Algunos defectos del mundo son más evidentes en Colombia: la cultura del dinero por el dinero ha hecho que a una cantidad de inocentes de corbata les dé lo mismo qué se venda con tal de que se venda (celulares, personas, libros: da lo mismo) y ha convertido a la gran mayoría de las empresas en mafias sicilianas, organizaciones implacables con las que conviene estar agradecido; los cocteles están plagados de personajes mediocres, astutos, envidiosos, hombres o mujeres educados en el vicio de hallarles "peros" a los otros, y las semanas están plagadas de cocteles; la vida se arrebata de un tajo, así, ya, como si los otros no tuvieran pasado ni futuro; las clases altas esparcen por el aire la teoría de que lo serio es aburrido y lo intelectual intelectualoide, y que al pueblo no hay que exigirle mucho porque no es mucho lo que entiende; palabras como "corrupción", "horror" y "clasismo" son, en fin, mucho más comprensibles aquí que, por ejemplo, en Suecia, pero según la Base de Datos de la Felicidad Mundial, organizada por un importante profesor de la Universidad de Rótterdam y reseñada hace unas semanas en unos cuantos medios del país, en este planeta no hay personas más felices que los colombianos.

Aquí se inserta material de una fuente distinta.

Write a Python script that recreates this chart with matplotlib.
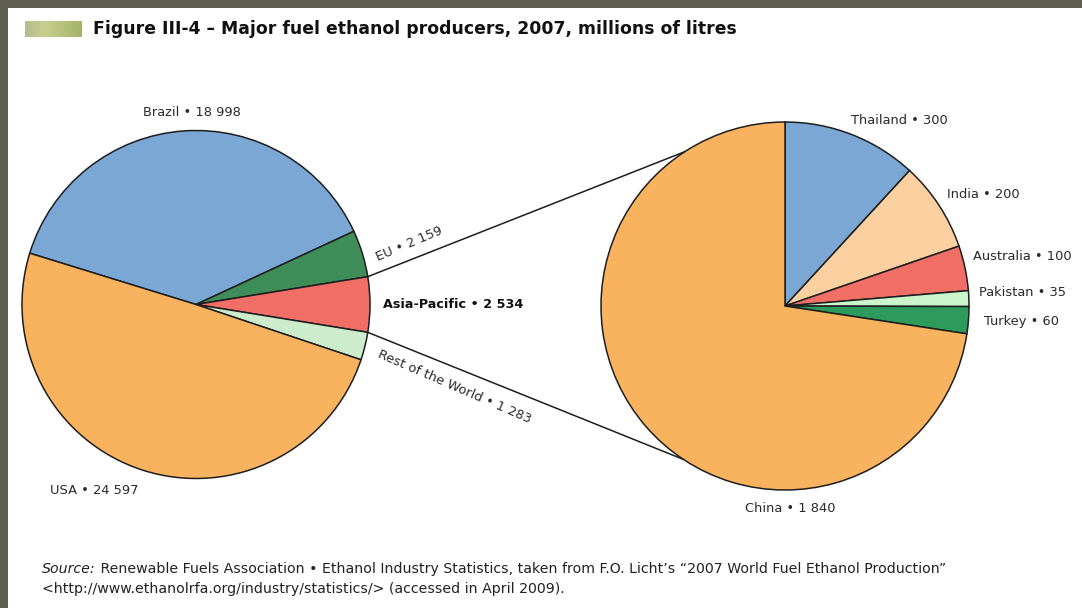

Vivimos llenos de problemas. Tenemos deudas desde que los bancos y los gobiernos se dieron cuenta de que podían exprimirnos sin temor a represalias. A todos nos han secuestrado o matado o maltratado algún pariente. Nos hace falta un amigo que tuvo que irse de un día para otro. Y damos gracias a Dios por haber pasado cinco minutos antes de la explosión de aquella bomba.
Y sin embargo estamos felices. Más que los daneses. Más que los suizos. Mucho más que los gringos. La respuesta a "¿por qué?" podría ser "somos idiotas". Pero no, no lo somos. Nos desagradan los titulares de los periódicos, nos indigestan esos políticos que dan círculos sobre cualquier cargo público igual que los chulos inspeccionan un cadáver, nos estremecen los niños, los ancianos, los mutilados que piden dinero en las esquinas porque detrás de ellos intuimos cabezas frías que han planeado el negocio desde el comienzo, no nos sentimos particularmente orgullosos de ser colombianos (aunque a todos nos alivie un poco que Servando y Fiorentino sean venezolanos) pues entendemos que ser colombiano o finlandés o griego es un triunfo en la medida en que lo es ser alto o ser bajito, y con todo, a pesar de la conciencia del desastre y de la resignación ante los hechos, nos sentimos cómodos con la vida que llevamos. Lo más probable es que la investigación de la Universidad de Rótterdam no esté mintiendo: si en algo coinciden los extranjeros que de vez en cuando nos visitan, es en que les sonreímos de verdad, en que jamás se habían tropezado con personas tan dispuestas a almorzar durante tanto tiempo.
Conviene aclarar, en este punto, que no es posible ser feliz, que en el mejor de los casos se puede estar feliz. La primera idea supone una naturaleza que sólo alcanzan los bebés de siete meses, los recreacionistas de ciertos hoteles caribeños y los monjes menos inteligentes de los más apartados monasterios orientales. La segunda noción, más realista, nos lleva a pensar en un logro de cada momento, nos lleva a pensar en Colombia, en donde se está feliz porque, por fuerza mayor, se vive en el presente: en Colombia nada se resuelve, nada se puede planear porque ningún plan se sostiene (lo que significa, a la larga, que nada cambia en el fondo), el día de hoy es tan incierto como el de mañana, el trabajo se puede perder de un tajo, así, ya, de tal manera que el sentido de nuestras vidas se reduce –o mejor: se eleva- a reírnos de nosotros mismos en la mañana, en la tarde, en la noche, con todas las personas que queremos.